* LME/ShFE arb: http://bit.ly/2wZSAEz
* Zinc cancelled warrants at 55 percent of total LME stocks
* Premium for cash zinc over 3-mth around $50 a tonne (Recasts, adds comment, changes dateline from Sydney)
LONDON, Oct 4 (Reuters) - Zinc prices hit their highest in more than 10 years on Wednesday as tight supplies created by mine closures and healthy demand from top consumer China boosted sentiment.
Benchmark zinc on the London Metal Exchange was up 0.5 percent at $3,281 a tonne at 1029 GMT. Earlier the metal used to rust-proof steel touched $3,295.5, its highest since August 2007.
"There is tightness ... mine closures from a few years ago are feeding through. But mine supply has picked up this year, which suggests tightness will start to fade as we move into next year," said Capital Economics analyst Caroline Bain.
"The demand outlook looks subdued, particularly if Chinese authorities close steel capacity ... This would mean zinc demand slows in the fourth quarter and early next year.

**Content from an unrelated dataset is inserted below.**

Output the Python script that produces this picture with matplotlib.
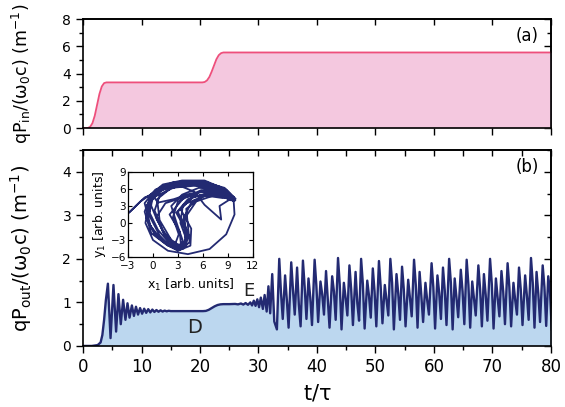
import matplotlib
matplotlib.use("Agg")
import matplotlib.pyplot as plt
from matplotlib.ticker import MultipleLocator

# ---- panel (a): input power ----
a_t = [0, 0.8, 1.2, 1.6, 2.0, 2.4, 2.8, 3.2, 3.6, 4.0,
       20.4, 20.8, 21.2, 21.6, 22.0, 22.4, 22.8, 23.2, 23.6, 24.0, 80]
a_v = [0, 0, 0.08, 0.35, 0.9, 1.7, 2.5, 3.05, 3.3, 3.35,
       3.35, 3.38, 3.5, 3.75, 4.15, 4.6, 5.05, 5.35, 5.5, 5.55, 5.55]

# ---- panel (b): output power, start-up + D + E part ----
b_t = [0, 1.5, 2.5, 3.0, 3.3, 3.6, 3.9, 4.25, 4.7, 5.2, 5.65, 6.05, 6.45, 6.85, 7.25,
       7.6, 7.95, 8.35, 8.7, 9.05, 9.4, 9.75, 10.1, 10.45, 10.8, 11.15, 11.5, 11.85,
       12.2, 12.55, 12.9, 13.25, 13.6, 13.95, 14.3, 14.65, 15.0, 16.0, 20.5, 21.0,
       21.5, 22.0, 22.5, 23.0, 23.5, 24.0, 25.0, 26.0, 26.5, 27.0, 27.4, 27.8, 28.2,
       28.6, 28.9, 29.2, 29.5, 29.8, 30.1, 30.4, 30.75, 31.05, 31.4, 31.7, 32.0,
       32.35, 32.7, 33.15]
b_v = [0, 0.0, 0.02, 0.08, 0.25, 0.6, 1.05, 1.43, 0.18, 1.40, 0.33, 1.19, 0.5, 1.06, 0.6,
       0.98, 0.65, 0.93, 0.69, 0.9, 0.72, 0.87, 0.74, 0.855, 0.76, 0.845, 0.77, 0.835,
       0.78, 0.825, 0.785, 0.818, 0.79, 0.812, 0.795, 0.808, 0.8, 0.8, 0.8, 0.805,
       0.83, 0.87, 0.91, 0.94, 0.955, 0.96, 0.96, 0.965, 0.955, 0.975, 0.95, 0.985, 0.945,
       1.0, 0.93, 1.04, 0.92, 1.07, 0.89, 1.11, 0.85, 1.17, 0.79, 1.37, 0.75, 1.65, 0.56,
       0.38]

# ---- panel (b): chaotic part, peak / shoulder / trough of each cycle ----
peak_t = [33.55, 34.55, 35.6, 36.6, 37.6, 38.55, 39.6, 40.6, 41.55, 42.6, 43.6, 44.6,
          45.55, 46.6, 47.55, 48.6, 49.55, 50.6, 51.6, 52.55, 53.6, 54.55, 55.6, 56.6,
          57.55, 58.55, 59.6, 60.6, 61.55, 62.6, 63.55, 64.6, 65.6, 66.55, 67.6, 68.55,
          69.6, 70.6, 71.55, 72.6, 73.6, 74.55, 75.6, 76.6, 77.55, 78.6, 79.55]
peak_v = [2.00, 1.62, 1.92, 1.80, 1.96, 1.55, 1.98, 1.48, 1.72, 1.60, 2.02, 1.45,
          1.85, 1.70, 2.00, 1.50, 1.78, 1.95, 1.40, 2.00, 1.65, 1.82, 1.52, 1.98,
          1.70, 1.45, 1.90, 1.62, 1.80, 2.00, 1.55, 1.75, 1.98, 1.48, 1.85, 1.65,
          2.00, 1.55, 1.72, 1.90, 1.45, 1.80, 1.62, 2.02, 1.70, 1.85, 1.60]
mid_t = [33.85, 34.85, 35.9, 36.9, 37.9, 38.85, 39.9, 40.9, 41.85, 42.9, 43.9, 44.9,
         45.85, 46.9, 47.85, 48.9, 49.85, 50.9, 51.9, 52.85, 53.9, 54.85, 55.9, 56.9,
         57.85, 58.85, 59.9, 60.9, 61.85, 62.9, 63.85, 64.9, 65.9, 66.85, 67.9, 68.85,
         69.9, 70.9, 71.85, 72.9, 73.9, 74.85, 75.9, 76.9, 77.85, 78.9, 79.85]
mid_v = [1.22, 1.05, 1.28, 0.95, 1.35, 1.12, 1.38, 1.18, 1.05, 1.25, 1.40, 1.10,
         1.30, 0.98, 1.42, 1.15, 1.25, 1.35, 1.05, 1.45, 1.20, 1.30, 1.10, 1.40,
         1.15, 1.05, 1.35, 1.22, 1.28, 1.45, 1.12, 1.25, 1.40, 1.08, 1.30, 1.18,
         1.42, 1.10, 1.25, 1.35, 1.05, 1.30, 1.15, 1.45, 1.20, 1.35, 1.25]
low_t = [34.15, 35.15, 36.2, 37.2, 38.2, 39.15, 40.2, 41.2, 42.15, 43.2, 44.2, 45.2,
         46.15, 47.2, 48.15, 49.2, 50.15, 51.2, 52.2, 53.15, 54.2, 55.15, 56.2, 57.2,
         58.15, 59.15, 60.2, 61.2, 62.15, 63.2, 64.15, 65.2, 66.2, 67.15, 68.2, 69.15,
         70.2, 71.2, 72.15, 73.2, 74.2, 75.15, 76.2, 77.2, 78.15, 79.2, 80.15]
low_v = [0.62, 0.42, 0.72, 0.45, 0.62, 0.48, 0.55, 0.72, 0.42, 0.60, 0.38, 0.70,
         0.48, 0.58, 0.40, 0.65, 0.45, 0.52, 0.70, 0.38, 0.60, 0.45, 0.68, 0.42,
         0.55, 0.72, 0.40, 0.62, 0.48, 0.38, 0.66, 0.50, 0.42, 0.70, 0.45, 0.58,
         0.40, 0.68, 0.50, 0.45, 0.72, 0.48, 0.60, 0.42, 0.55, 0.46, 0.38]

# ---- inset: phase portrait x1 / y1 ----
inset_x = [9.6, 8.2, 5.8, 3.0, 0.6, -0.7, -0.6, 0.6, 2.4, 3.7, 4.3, 3.6, 4.6, 7.0,
           9.9, 8.6, 6.0, 3.2, 1.0, -0.4, -0.8, 0.2, 1.8, 3.2, 4.4, 4.2, 4.0, 6.0, 8.5,
           9.0, 7.5, 5.0, 2.5, 0.8, 0.2, 1.2, 2.8, 3.9, 3.8, 3.0, 4.8, 7.8,
           9.7, 9.8, 8.8, 6.8, 4.2, 1.8, 0.0, -0.9, -0.5, 1.2, 4.0, 7.0, 9.2,
           9.5, 7.5, 4.5, 1.5, -1.0, -2.9, -1.5, 0.5, 3.0, 0.0, -0.5, 0.8, 2.0, 3.4, 4.0,
           3.3, 3.6, 6.5,
           9.8, 8.0, 5.5, 2.8, 0.3, -1.0, -0.3, 1.2, 2.8, 4.0, 4.1, 2.8, 4.2, 7.2,
           9.3, 7.8, 5.2, 2.2, 0.5, 0.8, 2.2, 3.4, 3.2, 2.0, 3.8, 6.8,
           9.6, 8.0, 8.2, 6.2, 5.0, 2.5, -0.2, -1.0, -0.2, 1.6, 3.0, 4.5, 4.6, 3.3, 5.5,
           8.5, 9.9, 8.8, 6.5, 3.8, 1.5, -0.2, -0.4, 0.6, 2.0, 3.6, 4.0, 3.8, 5.2, 8.0,
           9.6, 8.8, 7.0, 4.8, 2.5, 0.8, 0.0, 0.6, 2.5, 4.5, 6.8, 9.0, 9.8, 8.6, 6.2,
           3.5, 1.2, -0.3, -0.2, 0.5, 1.8, 3.0, 3.6, 2.8, 2.2, 3.5, 5.5, 7.8, 9.7, 8.4,
           6.0, 3.8, 1.5, 0.4, 1.4, 2.6, 3.1, 2.4, 3.0, 5.8, 8.8, 9.9]
inset_y = [4.0, 5.9, 7.1, 6.9, 5.6, 3.2, 0.2, -2.6, -4.3, -4.5, -2.2, 0.6, 3.6, 5.3,
           4.2, 6.2, 7.3, 7.0, 5.9, 3.8, 1.0, -2.0, -4.0, -4.8, -3.4, -0.5, 2.5, 4.8, 5.0,
           4.4, 6.3, 7.0, 6.5, 4.8, 2.2, -1.5, -3.9, -3.6, -1.0, 2.0, 4.6, 5.5,
           3.8, 1.5, -2.0, -4.6, -5.5, -4.9, -3.0, 0.0, 3.5, 6.0, 7.2, 6.8, 5.2,
           4.1, 6.0, 6.8, 6.0, 4.5, 1.8, 3.8, 5.8, 6.6, 4.5, 1.5, -2.2, -4.0, -4.2, -2.8,
           0.0, 3.2, 5.0,
           4.3, 6.4, 7.4, 7.2, 5.9, 3.5, -0.5, -3.3, -4.6, -4.0, -1.6, 1.8, 4.2, 5.6,
           4.0, 5.8, 6.6, 6.2, 4.2, 0.5, -3.0, -4.2, -1.5, 1.5, 4.6, 6.0,
           4.5, 3.0, 0.6, 3.2, 5.5, 7.0, 5.0, 2.0, -1.8, -3.8, -4.9, -4.0, -1.0, 2.5, 5.5,
           5.8, 4.0, 5.6, 7.2, 7.3, 6.4, 4.6, 1.8, -1.2, -3.6, -4.4, -2.5, 0.8, 3.8, 5.2,
           4.2, 5.4, 6.6, 7.4, 7.2, 6.2, 4.8, 3.6, 4.2, 5.2, 5.6, 4.8, 3.9, 6.0, 7.5,
           7.5, 6.8, 5.0, 3.0, 0.5, -2.8, -4.6, -3.2, 0.2, 3.0, 5.0, 6.2, 6.0, 4.6, 4.4,
           4.9, 4.6, 3.5, 1.0, -2.2, -4.0, -2.0, 1.0, 3.8, 5.8, 5.9, 4.3]

pink_line = "#ee4f7c"
pink_fill = "#f4c8df"
navy = "#232a72"
blue_fill = "#bcd7ef"

# merge chaotic cycles with the start-up curve
chaos = sorted(zip(peak_t + mid_t + low_t, peak_v + mid_v + low_v))
out_t = b_t + [p[0] for p in chaos]
out_v = b_v + [p[1] for p in chaos]

plt.rcParams["font.family"] = "DejaVu Sans"
plt.rcParams["axes.linewidth"] = 1.2
fig = plt.figure(figsize=(5.65, 4.07), dpi=100)
ax1 = fig.add_axes([0.147, 0.6855, 0.828, 0.2675])
ax2 = fig.add_axes([0.147, 0.15, 0.828, 0.4815])


def style(ax, xmaj, xmin, ymaj, ymin, xlabels):
    ax.xaxis.set_major_locator(MultipleLocator(xmaj))
    ax.yaxis.set_major_locator(MultipleLocator(ymaj))
    if xmin:
        ax.xaxis.set_minor_locator(MultipleLocator(xmin))
    ax.yaxis.set_minor_locator(MultipleLocator(ymin))
    ax.tick_params(which="major", direction="out", length=5, width=1, labelsize=10)
    ax.tick_params(which="minor", direction="out", length=3, width=1)
    ax.tick_params(axis="x", labelsize=12, labelbottom=xlabels)
    top = ax.secondary_xaxis("top")
    top.xaxis.set_major_locator(MultipleLocator(xmaj))
    if xmin:
        top.xaxis.set_minor_locator(MultipleLocator(xmin))
    top.tick_params(which="both", direction="in", labeltop=False, length=4, width=1)
    right = ax.secondary_yaxis("right")
    right.yaxis.set_major_locator(MultipleLocator(ymaj))
    right.yaxis.set_minor_locator(MultipleLocator(ymin))
    right.tick_params(which="major", direction="in", labelright=False, length=5, width=1)
    right.tick_params(which="minor", direction="in", length=3, width=1)


# panel (a)
ax1.fill_between(a_t, a_v, 0, color=pink_fill, lw=0)
ax1.plot(a_t, a_v, color=pink_line, lw=1.3)
ax1.set_xlim(0, 80)
ax1.set_ylim(0, 8)
style(ax1, 10, None, 2, 1, False)
ax1.set_ylabel(r"qP$_{\mathregular{in}}$/($\mathregular{\omega_0}$c) (m$^{\mathregular{-1}}$)",
               fontsize=12.5)
ax1.yaxis.set_label_coords(-0.105, 0.5)
ax1.text(75.9, 6.75, "(a)", fontsize=12, ha="center", va="center")

# panel (b)
ax2.fill_between(out_t, out_v, 0, color=blue_fill, lw=0)
ax2.plot(out_t, out_v, color=navy, lw=1.7)
ax2.set_xlim(0, 80)
ax2.set_ylim(0, 4.5)
style(ax2, 10, 5, 1, 0.5, True)
ax2.set_ylabel(r"qP$_{\mathregular{out}}$/($\mathregular{\omega_0}$c) (m$^{\mathregular{-1}}$)",
               fontsize=14)
ax2.yaxis.set_label_coords(-0.105, 0.5)
ax2.set_xlabel(r"t/$\mathregular{\tau}$", fontsize=15, labelpad=5)
ax2.text(76, 4.1, "(b)", fontsize=12, ha="center", va="center")
ax2.text(19.1, 0.43, "D", fontsize=14, ha="center", va="center", color="#222222")
ax2.text(28.4, 1.26, "E", fontsize=13, ha="center", va="center", color="#222222")

# inset
axi = fig.add_axes([0.2265, 0.3686, 0.221, 0.2088])
axi.plot(inset_x, inset_y, color=navy, lw=1.3)
axi.set_xlim(-3, 12)
axi.set_ylim(-6, 9)
axi.xaxis.set_major_locator(MultipleLocator(3))
axi.yaxis.set_major_locator(MultipleLocator(3))
axi.tick_params(which="both", direction="in", top=True, right=True, length=3,
                width=0.8, labelsize=7.5)
axi.tick_params(axis="x", pad=3)
axi.tick_params(axis="y", pad=1.5)
for s in axi.spines.values():
    s.set_linewidth(0.9)
axi.set_xlabel(r"x$_{\mathregular{1}}$ [arb. units]", fontsize=9, labelpad=4)
axi.set_ylabel(r"y$_{\mathregular{1}}$ [arb. units]", fontsize=9, labelpad=2)

fig.savefig("out.png", dpi=100)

ENVIRONMENT: China has pledged to cut average concentrations of airborne particles known as PM2.5 by more than 15 percent year-on-year in the winter months in 28 northern cities to meet key smog targets. This means curbing activity in polluting industries such as steel production and zinc smelting.
CHINA IMPORTS: China's zinc imports at 65,609 tonnes in August are up nearly 160 percent over the same month last year. But the year-to-date total at 314,086 tonnes is down nearly six percent.

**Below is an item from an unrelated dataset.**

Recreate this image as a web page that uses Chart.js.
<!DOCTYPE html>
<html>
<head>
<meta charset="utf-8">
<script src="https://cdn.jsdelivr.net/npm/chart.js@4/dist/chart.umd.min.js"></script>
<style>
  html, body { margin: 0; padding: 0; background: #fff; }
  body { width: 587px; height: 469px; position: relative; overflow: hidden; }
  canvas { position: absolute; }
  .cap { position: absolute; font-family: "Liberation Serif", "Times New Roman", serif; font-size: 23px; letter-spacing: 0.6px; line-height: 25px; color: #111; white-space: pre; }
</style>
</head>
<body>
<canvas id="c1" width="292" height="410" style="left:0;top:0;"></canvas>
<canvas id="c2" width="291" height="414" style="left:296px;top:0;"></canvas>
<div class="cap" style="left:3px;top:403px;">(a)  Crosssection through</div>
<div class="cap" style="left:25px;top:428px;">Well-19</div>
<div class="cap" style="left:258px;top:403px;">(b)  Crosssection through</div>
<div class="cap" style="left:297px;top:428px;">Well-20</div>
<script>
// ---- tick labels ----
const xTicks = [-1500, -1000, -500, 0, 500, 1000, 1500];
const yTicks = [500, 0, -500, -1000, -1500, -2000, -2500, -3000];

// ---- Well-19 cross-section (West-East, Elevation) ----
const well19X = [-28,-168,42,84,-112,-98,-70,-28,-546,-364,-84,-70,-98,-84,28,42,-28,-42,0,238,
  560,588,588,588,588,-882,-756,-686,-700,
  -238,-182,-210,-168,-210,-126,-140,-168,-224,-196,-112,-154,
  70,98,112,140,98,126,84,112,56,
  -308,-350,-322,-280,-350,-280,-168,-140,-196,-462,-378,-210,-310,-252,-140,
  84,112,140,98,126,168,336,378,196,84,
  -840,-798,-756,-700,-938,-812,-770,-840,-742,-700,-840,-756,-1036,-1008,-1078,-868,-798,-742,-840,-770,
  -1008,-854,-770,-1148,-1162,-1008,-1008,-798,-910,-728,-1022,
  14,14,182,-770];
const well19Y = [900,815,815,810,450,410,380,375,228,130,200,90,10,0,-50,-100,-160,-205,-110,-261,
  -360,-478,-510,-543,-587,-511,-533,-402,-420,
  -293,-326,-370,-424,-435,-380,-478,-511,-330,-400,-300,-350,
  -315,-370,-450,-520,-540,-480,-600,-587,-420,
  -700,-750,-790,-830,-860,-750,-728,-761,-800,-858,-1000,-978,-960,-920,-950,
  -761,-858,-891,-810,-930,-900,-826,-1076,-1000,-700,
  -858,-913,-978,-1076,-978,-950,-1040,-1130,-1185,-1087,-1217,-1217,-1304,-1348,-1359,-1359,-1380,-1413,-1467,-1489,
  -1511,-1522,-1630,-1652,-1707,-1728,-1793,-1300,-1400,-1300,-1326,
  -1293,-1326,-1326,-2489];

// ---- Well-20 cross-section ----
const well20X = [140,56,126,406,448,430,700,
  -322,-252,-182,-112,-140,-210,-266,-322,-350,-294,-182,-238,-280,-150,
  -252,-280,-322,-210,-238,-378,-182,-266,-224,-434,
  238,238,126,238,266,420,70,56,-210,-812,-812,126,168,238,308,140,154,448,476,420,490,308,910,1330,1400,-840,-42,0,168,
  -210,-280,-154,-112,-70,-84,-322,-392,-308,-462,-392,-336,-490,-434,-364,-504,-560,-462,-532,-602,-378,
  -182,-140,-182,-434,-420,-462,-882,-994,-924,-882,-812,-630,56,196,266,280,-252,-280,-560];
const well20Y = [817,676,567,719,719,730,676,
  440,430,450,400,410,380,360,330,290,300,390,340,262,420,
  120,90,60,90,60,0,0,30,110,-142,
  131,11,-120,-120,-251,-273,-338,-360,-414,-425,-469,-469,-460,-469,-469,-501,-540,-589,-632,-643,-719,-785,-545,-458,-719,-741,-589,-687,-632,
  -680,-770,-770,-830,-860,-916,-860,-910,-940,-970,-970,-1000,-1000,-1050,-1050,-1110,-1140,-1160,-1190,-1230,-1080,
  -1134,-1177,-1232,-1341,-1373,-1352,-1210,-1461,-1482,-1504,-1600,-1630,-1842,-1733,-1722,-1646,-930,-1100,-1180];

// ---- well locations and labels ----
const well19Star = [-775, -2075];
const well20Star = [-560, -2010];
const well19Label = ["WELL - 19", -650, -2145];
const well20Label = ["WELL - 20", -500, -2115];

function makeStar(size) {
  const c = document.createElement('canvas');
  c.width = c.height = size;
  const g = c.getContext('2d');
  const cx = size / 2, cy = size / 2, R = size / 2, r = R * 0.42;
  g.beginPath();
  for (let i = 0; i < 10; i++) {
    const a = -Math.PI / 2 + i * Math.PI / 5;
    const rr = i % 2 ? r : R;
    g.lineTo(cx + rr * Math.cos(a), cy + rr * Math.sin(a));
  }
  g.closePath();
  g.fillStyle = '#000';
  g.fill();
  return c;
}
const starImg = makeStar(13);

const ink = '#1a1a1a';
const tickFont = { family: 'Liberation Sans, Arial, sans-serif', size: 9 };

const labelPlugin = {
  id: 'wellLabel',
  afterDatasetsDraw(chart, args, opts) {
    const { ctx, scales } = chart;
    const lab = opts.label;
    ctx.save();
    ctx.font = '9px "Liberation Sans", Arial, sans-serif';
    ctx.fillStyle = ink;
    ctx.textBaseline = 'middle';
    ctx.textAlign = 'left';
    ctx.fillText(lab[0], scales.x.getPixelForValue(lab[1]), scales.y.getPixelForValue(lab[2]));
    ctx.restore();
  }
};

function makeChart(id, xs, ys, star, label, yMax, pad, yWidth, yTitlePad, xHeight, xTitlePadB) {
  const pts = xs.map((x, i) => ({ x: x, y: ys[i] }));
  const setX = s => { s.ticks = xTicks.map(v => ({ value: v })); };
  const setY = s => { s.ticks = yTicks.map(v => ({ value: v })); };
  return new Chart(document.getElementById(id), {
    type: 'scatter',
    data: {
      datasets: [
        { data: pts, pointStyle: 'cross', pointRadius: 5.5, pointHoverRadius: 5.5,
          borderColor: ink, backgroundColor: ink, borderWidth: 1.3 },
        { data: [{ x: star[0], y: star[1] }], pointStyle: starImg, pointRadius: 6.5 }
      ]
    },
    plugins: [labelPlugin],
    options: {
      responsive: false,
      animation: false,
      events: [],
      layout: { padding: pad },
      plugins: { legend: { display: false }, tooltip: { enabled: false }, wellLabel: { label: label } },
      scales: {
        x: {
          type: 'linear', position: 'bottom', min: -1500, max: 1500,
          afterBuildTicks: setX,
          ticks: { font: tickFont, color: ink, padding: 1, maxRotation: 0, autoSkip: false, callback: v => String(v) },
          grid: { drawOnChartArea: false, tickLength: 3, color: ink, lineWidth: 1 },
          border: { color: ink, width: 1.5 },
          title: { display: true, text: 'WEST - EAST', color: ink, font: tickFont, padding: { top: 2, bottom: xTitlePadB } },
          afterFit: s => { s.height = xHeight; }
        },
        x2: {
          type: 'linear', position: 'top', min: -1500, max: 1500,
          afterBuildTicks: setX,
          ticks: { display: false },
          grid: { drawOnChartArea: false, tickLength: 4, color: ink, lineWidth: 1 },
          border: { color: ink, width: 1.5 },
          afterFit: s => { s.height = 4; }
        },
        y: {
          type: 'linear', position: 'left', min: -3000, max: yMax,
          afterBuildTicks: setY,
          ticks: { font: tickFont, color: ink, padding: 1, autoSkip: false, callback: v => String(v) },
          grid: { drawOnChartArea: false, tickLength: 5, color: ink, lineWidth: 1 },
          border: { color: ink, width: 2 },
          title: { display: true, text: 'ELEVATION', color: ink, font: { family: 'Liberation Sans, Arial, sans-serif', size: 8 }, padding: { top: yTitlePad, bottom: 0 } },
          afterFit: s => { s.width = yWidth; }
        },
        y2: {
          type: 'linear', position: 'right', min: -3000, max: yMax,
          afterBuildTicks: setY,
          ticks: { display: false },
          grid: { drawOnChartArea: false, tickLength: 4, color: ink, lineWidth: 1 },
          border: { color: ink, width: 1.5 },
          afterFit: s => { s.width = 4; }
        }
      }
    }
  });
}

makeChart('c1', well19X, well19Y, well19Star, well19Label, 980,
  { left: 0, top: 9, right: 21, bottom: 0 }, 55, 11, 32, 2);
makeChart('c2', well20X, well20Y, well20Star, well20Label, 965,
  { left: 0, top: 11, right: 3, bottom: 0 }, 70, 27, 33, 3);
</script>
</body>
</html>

CHINA STEEL: An official gauge of China's steel industry declined in September.
STEEL USAGE: About half of global zinc consumption -- estimated at around 15 million tonnes this year -- is used to galvanise steel.
LME STOCKS: Stocks of zinc in LME approved warehouses at 251,750 tonnes are down more than 40 percent since the start of 2017. Cancelled warrants -- metal earmarked for delivery -- at 55 percent of total stocks have also reinforced worries about shortages. <MZNSTX-TOTAL>
HOLDINGS: Large holdings of zinc warrants and cash contracts have also fuelled concern about nearby supplies on the LME market. The premium for the cash over the three-month contract is holding around $50 a tonne. <CMZN0-3>
LEAD: Benchmark lead was down 0.2 percent at $2,585 a tonne. Earlier the metal used to make batteries rose to $2,620.50, its highest since August 2011. The environmental crackdown in China has also reduced supplies of lead, which is mined alongside zinc.
PHILIPPINES: The nickel market is waiting to see what the new Philippine environment secretary, Roy Cimatu, has in store for the country's mining industry. His predecessor had ordered 26 of 41 mines in the world's top nickel ore supplier be shut or suspended to protect water resources.
PRICES: Copper was down 0.3 percent at $6,501 a tonne, aluminium gained 0.9 percent to $2,148, tin slipped 0.1 percent to $20,780 and nickel gained one percent to $10,725.